On November 9-11, 2009, the Sea Grant Climate Network, a national collaboration among Sea Grant extension agents, communicators, and educators, held its first workshop, “Climate Adaptation in Coastal Communities: A Network Approach to Outreach.”
The workshop had two objectives: strengthening the capacity within the Sea Grant network to plan, deliver, and evaluate climate-outreach programs tailored to the needs of local communities; and implementing and evaluating five projects to explore the impacts of climate change and educate communities, which could lead to action in climate-change adaptation.
More than 90 Sea Grant outreach representatives, National Oceanic and Atmospheric Administration (NOAA) representatives, and other community and university partners attended the workshop in person.

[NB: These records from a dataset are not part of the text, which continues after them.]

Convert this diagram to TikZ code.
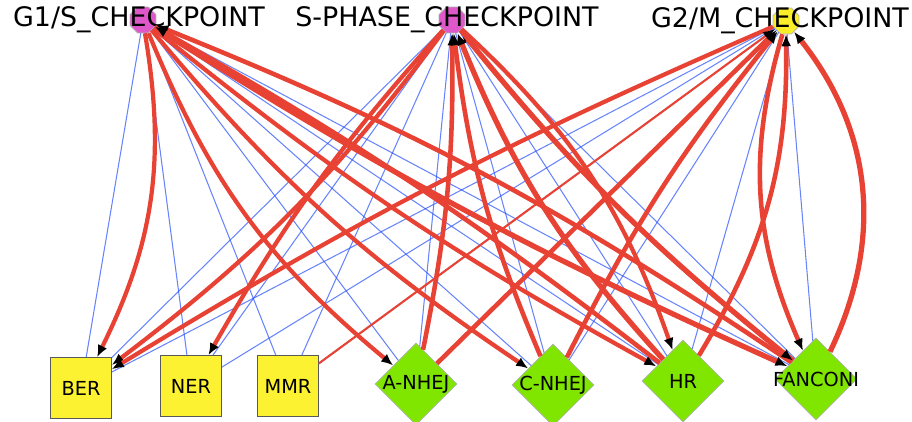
\documentclass[tikz,border=0pt]{standalone}
\usepackage{fontspec}
\setmainfont{DejaVu Sans}
\usetikzlibrary{arrows.meta, shapes.geometric}
\definecolor{EdgeRed}{RGB}{232,66,52}
\definecolor{EdgeBlue}{RGB}{40,80,250}
\definecolor{CheckPink}{RGB}{222,88,202}
\definecolor{CheckYellow}{RGB}{250,238,40}
\definecolor{PathYellow}{RGB}{252,242,50}
\definecolor{PathGreen}{RGB}{128,230,0}

\begin{document}
\begin{tikzpicture}[
    x=0.02cm, y=-0.02cm,
    checkpoint/.style={regular polygon, regular polygon sides=8, draw=gray!60,
        minimum size=0.56cm, inner sep=0pt},
    cplabel/.style={font=\fontsize{15.3}{18}\selectfont, inner sep=0pt},
    pathsquare/.style={rectangle, draw=gray!70!black, fill=PathYellow,
        minimum size=1.22cm, inner sep=0pt},
    pathdiamond/.style={diamond, draw=gray!60, fill=PathGreen,
        minimum size=1.64cm, inner sep=0pt},
    pwlabel/.style={font=\fontsize{11}{13}\selectfont, inner sep=0pt},
    redge/.style={EdgeRed, line width=2.4pt,
        -{Latex[length=2.4mm, width=2mm, color=black]}},
    bedge/.style={EdgeBlue, opacity=0.7, line width=0.6pt},
]
\useasboundingbox (0,0) rectangle (912,422);

% checkpoints
\node[checkpoint, fill=CheckPink,
    label={[cplabel, xshift=-0.08cm]center:G1/S\_CHECKPOINT}] (g1s) at (143,20) {};
\node[checkpoint, fill=CheckPink,
    label={[cplabel, xshift=-0.1cm]center:S-PHASE\_CHECKPOINT}] (sph) at (452,20) {};
\node[checkpoint, fill=CheckYellow,
    label={[cplabel, xshift=-0.12cm]center:G2/M\_CHECKPOINT}] (g2m) at (786,21) {};

% repair pathways
\node[pathsquare, label={[pwlabel]center:BER}] (ber) at (81,388) {};
\node[pathsquare, label={[pwlabel]center:NER}] (ner) at (191,386) {};
\node[pathsquare, label={[pwlabel]center:MMR}] (mmr) at (288,386) {};
\node[pathdiamond, label={[pwlabel]center:A-NHEJ}] (anhej) at (416,384) {};
\node[pathdiamond, label={[pwlabel]center:C-NHEJ}] (cnhej) at (553,385) {};
\node[pathdiamond, label={[pwlabel]center:HR}] (hr) at (683,381) {};
\node[pathdiamond, label={[pwlabel]center:FANCONI}] (fanc) at (816,379) {};

% weak links
\foreach \s in {g1s, sph, g2m}
    \foreach \t in {ber, ner, mmr, anhej, cnhej, hr, fanc}
        \draw[bedge] (\s) -- (\t);

% strong links
\foreach \s/\t/\b/\w in {%
    g1s/ber/18/2.4, g1s/anhej/-14/2.4, g1s/cnhej/-8/2.4, g1s/hr/-5/2.4,
    g1s/fanc/-4/3, fanc/g1s/-6/2.6, hr/g1s/-4/2.6,
    sph/ber/8/2.4, sph/ner/-6/2.4, anhej/sph/-6/2.6, cnhej/sph/8/2.6,
    hr/sph/10/3, fanc/sph/6/3, sph/hr/14/2.4, sph/fanc/-6/2.4,
    g2m/ber/-4/2.4, mmr/g2m/0/1.2, anhej/g2m/0/2.6, cnhej/g2m/6/2.6,
    hr/g2m/-16/2.6, g2m/fanc/-20/2.6, fanc/g2m/-32/3%
}{
    \draw[redge, line width=\w pt] (\s) to[bend left=\b] (\t);
}

\end{tikzpicture}
\end{document}
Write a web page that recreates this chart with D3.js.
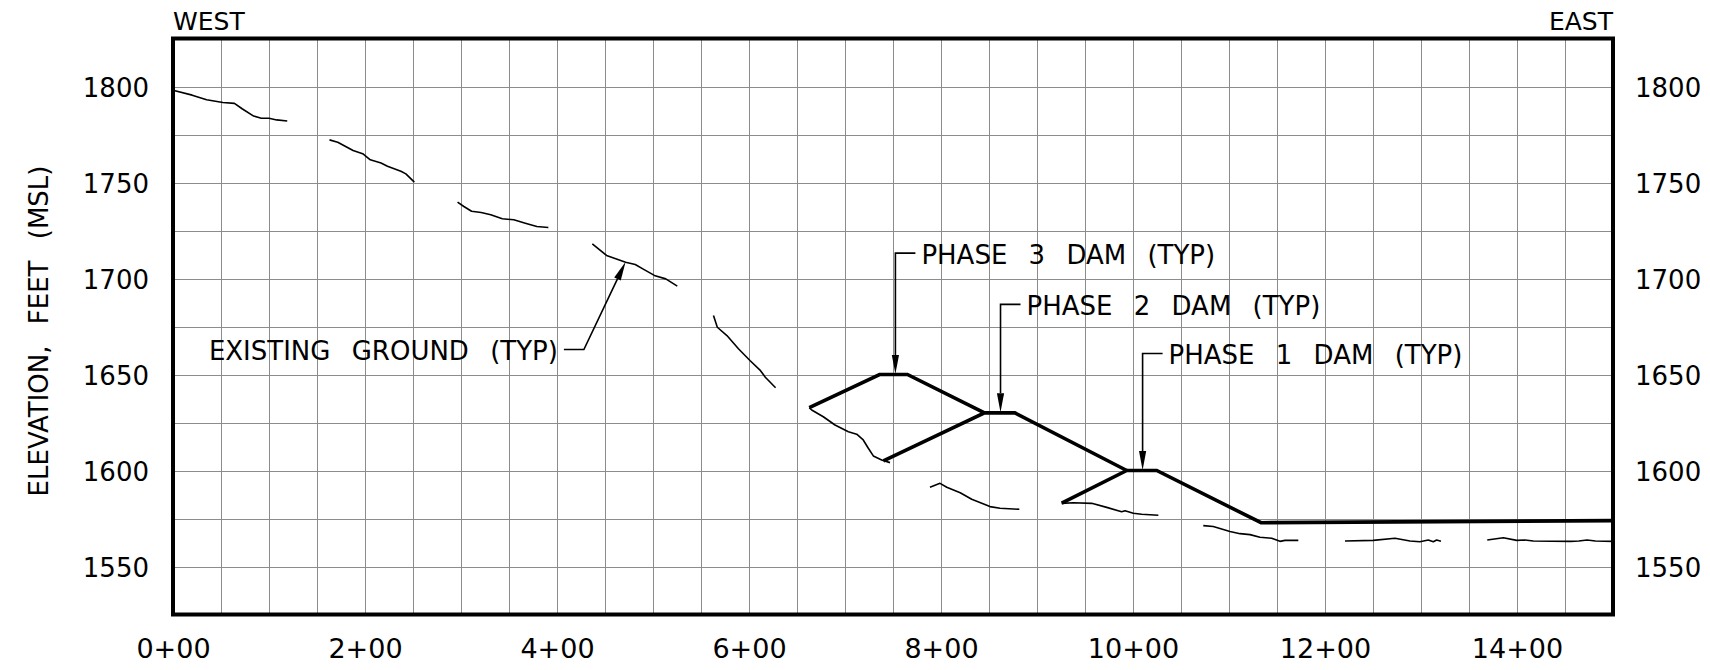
<!DOCTYPE html>
<html lang="en">
<head>
<meta charset="utf-8">
<title>Dam raise profile</title>
<script src="https://d3js.org/d3.v7.min.js"></script>
<style>
body { margin: 0; background: #fff; }
text { font-family: "DejaVu Sans", sans-serif; fill: #000; }
.grid line { stroke: #8c8c8c; stroke-width: 1; shape-rendering: crispEdges; }
.ground { fill: none; stroke: #000; stroke-width: 1.6; stroke-linejoin: round; }
.dam { fill: none; stroke: #000; stroke-width: 3.6; stroke-linejoin: miter; }
.leader { fill: none; stroke: #000; stroke-width: 1.6; }
.frame { fill: none; stroke: #000; stroke-width: 4; }
.label { font-size: 26px; word-spacing: 13px; }
</style>
</head>
<body>
<div id="canvas"></div>
<script>
// stations in feet along the profile, elevations in feet (MSL)
var stationTicks = [0, 200, 400, 600, 800, 1000, 1200, 1400];
var elevTicks = [1550, 1600, 1650, 1700, 1750, 1800];

// existing ground, drawn as broken pieces
var existingGround = [
  [[0,1798],[20,1795.5],[35,1793.1],[52,1791.7],[64,1791.2],[72,1788.4],[84,1784.6],[92,1783.5],[100,1783.5],[108,1782.6],[119,1782]],
  [[163,1772.2],[171.6,1771],[187.6,1766.7],[197.6,1765],[205.5,1761.8],[216.7,1760.2],[223.4,1758.5],[237.4,1755.9],[242.6,1754.5],[251.4,1750.2]],
  [[296.4,1739.8],[303,1737.5],[311,1735],[321,1734.4],[331,1733.2],[343,1731.1],[355,1730.6],[367,1728.8],[379,1727.1],[391,1726.6]],
  [[436.8,1718],[451.6,1712],[471.5,1708.5],[481.5,1707.3],[489.4,1705],[501.4,1701.6],[513.3,1699.8],[525.3,1696]],
  [[563,1680.7],[567,1674.6],[577,1670.3],[589,1663.4],[601,1657.3],[612,1652],[617,1648.6],[627.7,1643.1]],
  [[662.8,1632.7],[665.3,1631.5],[677.4,1628],[689.6,1623.7],[703.5,1620.2],[712.2,1618.9],[719,1615.9],[724.3,1611.6],[729.5,1607.6],[738.2,1605.5],[746.9,1604.1]],
  [[788.5,1591.3],[799,1593.3],[806,1591.3],[820,1588.4],[832,1585],[851,1581.2],[861.5,1580.3],[881.6,1579.8]],
  [[925.7,1582.9],[937.8,1583.2],[957,1582.9],[972.6,1580.8],[988.2,1578.5],[991.7,1579],[1000.3,1577.7],[1009,1577.2],[1026.4,1576.7]],
  [[1073.2,1571.3],[1083.6,1570.8],[1101,1568.2],[1111.5,1567.1],[1121.9,1566.6],[1132.3,1565.2],[1144.5,1564.7],[1153.1,1563.1],[1158.3,1563.6],[1172.2,1563.6]],
  [[1220.8,1563.3],[1250.3,1563.6],[1272.9,1564.7],[1288.5,1563.3],[1298.9,1562.9],[1307.6,1563.8],[1312.8,1562.9],[1316.3,1563.8],[1320.8,1563.1]],
  [[1369,1563.8],[1385.8,1565],[1399.7,1563.6],[1408.3,1563.8],[1417,1563.3],[1455.7,1563.1],[1464.4,1563.3],[1473,1563.8],[1481.7,1563.3],[1500,1563.1]]
];

var phase3Dam = [[662.8,1632.7],[736,1650],[765,1650],[845.3,1630]];
var phase2Dam = [[740,1605],[845.3,1630],[877,1630],[993.5,1600]];
var phase1Dam = [[925.7,1583],[993.5,1600],[1024.7,1600],[1133.4,1572.8],[1500,1573.9]];

var callouts = [
  { text: "EXISTING GROUND (TYP)", tip: [471.5,1708.7], elbow: [428,1663], side: "left" },
  { text: "PHASE 3 DAM (TYP)", tip: [752.5,1650.3], elbow: [752.5,1713.2], side: "right" },
  { text: "PHASE 2 DAM (TYP)", tip: [862,1630.3], elbow: [862,1686.5], side: "right" },
  { text: "PHASE 1 DAM (TYP)", tip: [1010,1600.3], elbow: [1010,1660.9], side: "right" }
];

var width = 1710, height = 670;
var margin = { left: 173, top: 38.5, right: 97, bottom: 55.5 };
var plotW = width - margin.left - margin.right;
var plotH = height - margin.top - margin.bottom;

var svg = d3.select("#canvas")
  .append("svg")
  .attr("width", width)
  .attr("height", height);

var x = d3.scaleLinear().domain([0, 1500]).range([0, plotW]);
var y = d3.scaleLinear().domain([1525, 1825]).range([plotH, 0]);

var g = svg.append("g").attr("transform", "translate(" + margin.left + "," + margin.top + ")");

// grid, 50 ft stations by 25 ft of elevation
var grid = g.append("g").attr("class", "grid");
grid.selectAll(".vline")
  .data(d3.range(50, 1500, 50))
  .enter().append("line")
  .attr("x1", d => Math.round(x(d)) + 0.5).attr("x2", d => Math.round(x(d)) + 0.5)
  .attr("y1", 0).attr("y2", plotH);
grid.selectAll(".hline")
  .data(d3.range(1550, 1825, 25))
  .enter().append("line")
  .attr("y1", d => Math.round(y(d)) + 0.5).attr("y2", d => Math.round(y(d)) + 0.5)
  .attr("x1", 0).attr("x2", plotW);

var line = d3.line().x(d => x(d[0])).y(d => y(d[1]));

g.selectAll(".ground")
  .data(existingGround)
  .enter().append("path")
  .attr("class", "ground")
  .attr("d", line);

g.selectAll(".dam")
  .data([phase3Dam, phase2Dam, phase1Dam])
  .enter().append("path")
  .attr("class", "dam")
  .attr("d", line);

// callouts with leader and arrow
callouts.forEach(function(c) {
  var tx = x(c.tip[0]), ty = y(c.tip[1]);
  var ex = x(c.elbow[0]), ey = y(c.elbow[1]);
  var dir = c.side == "left" ? -1 : 1;
  var dx = tx - ex, dy = ty - ey;
  var len = Math.sqrt(dx*dx + dy*dy);
  var ux = dx / len, uy = dy / len;
  var al = 19, aw = 3.6;
  var bx = tx - ux*al, by = ty - uy*al;

  g.append("path")
    .attr("class", "leader")
    .attr("d", "M" + (ex + dir*20) + "," + ey + "L" + ex + "," + ey + "L" + bx + "," + by);
  g.append("path")
    .attr("d", "M" + tx + "," + ty +
      "L" + (bx - uy*aw) + "," + (by + ux*aw) +
      "L" + (bx + uy*aw) + "," + (by - ux*aw) + "Z")
    .attr("fill", "#000");
  g.append("text")
    .attr("class", "label")
    .attr("x", ex + dir*26)
    .attr("y", ey + 10.5)
    .attr("text-anchor", c.side == "left" ? "end" : "start")
    .text(c.text);
});

// frame
g.append("rect")
  .attr("class", "frame")
  .attr("x", 0).attr("y", 0)
  .attr("width", plotW).attr("height", plotH);

// axes
function station(d) { return Math.floor(d / 100) + "+" + d3.format("02")(d % 100); }

var leftAxis = g.append("g")
  .call(d3.axisLeft(y).tickValues(elevTicks).tickSize(0).tickPadding(24).tickFormat(d3.format("d")));
var rightAxis = g.append("g")
  .attr("transform", "translate(" + plotW + ",0)")
  .call(d3.axisRight(y).tickValues(elevTicks).tickSize(0).tickPadding(22).tickFormat(d3.format("d")));
var bottomAxis = g.append("g")
  .attr("transform", "translate(0," + plotH + ")")
  .call(d3.axisBottom(x).tickValues(stationTicks).tickSize(0).tickFormat(station));

[leftAxis, rightAxis, bottomAxis].forEach(function(a) {
  a.select(".domain").remove();
  a.selectAll("text").attr("fill", "#000")
    .style("font-family", "DejaVu Sans, sans-serif");
});
leftAxis.selectAll("text").style("font-size", "26px").attr("dy", "0.38em");
rightAxis.selectAll("text").style("font-size", "26px").attr("dy", "0.38em");
bottomAxis.selectAll("text").style("font-size", "27px").attr("dy", null).attr("y", 43.5);

svg.append("text")
  .attr("class", "label")
  .attr("transform", "translate(48," + (margin.top + 292.5) + ") rotate(-90)")
  .attr("text-anchor", "middle")
  .text("ELEVATION, FEET (MSL)");

svg.append("text")
  .attr("x", margin.left).attr("y", 30)
  .style("font-size", "25px")
  .text("WEST");
svg.append("text")
  .attr("x", margin.left + plotW).attr("y", 30)
  .attr("text-anchor", "end")
  .style("font-size", "25px")
  .text("EAST");
</script>
</body>
</html>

An additional 48 people attended online Webcasts. Workshop participants collaborated with community decision-making partners to develop low-cost projects that will be completed in their communities over the following year using the tools and techniques learned at the workshop.
Along the South Carolina coast, a local partner is the Kitchen Table Climate Study Group, comprising citizens from McClellanville, a village (pop. 500) north of Charleston, and the surrounding rural area. Worried about their community’s future, group members are collaborating to stay current on scientific findings and forecasts of climate change.
“The Kitchen Table Climate Study Group wants people to be more informed about climate change, but keeping up with the science is time-consuming,” says Jessica Whitehead, regional climate extension specialist for the S.C. and N.C. Sea Grant Extension programs. “Sea Grant can help by assembling the latest climate science information and presenting it in ways that help the Kitchen Table group stay current and help similar new study groups get started.”
In May 2010, the Sea Grant programs in the Southeast and the NOAA Southeastern and Caribbean Regional Team (SECART) will host a workshop focused on enhancing climate engagement capacity throughout the region.
Workshop invitees could include Sea Grant extension agents, NOAA personnel with outreach responsibilities, and climate experts from within the region (Regional Climate Centers, state climate offices) and from across the nation (NOAA Climate Program Office, academic leaders, and other agencies).
“Providing coastal decision-makers with the latest credible information about climate variability and climate change is a task larger than any single agency,” says Whitehead.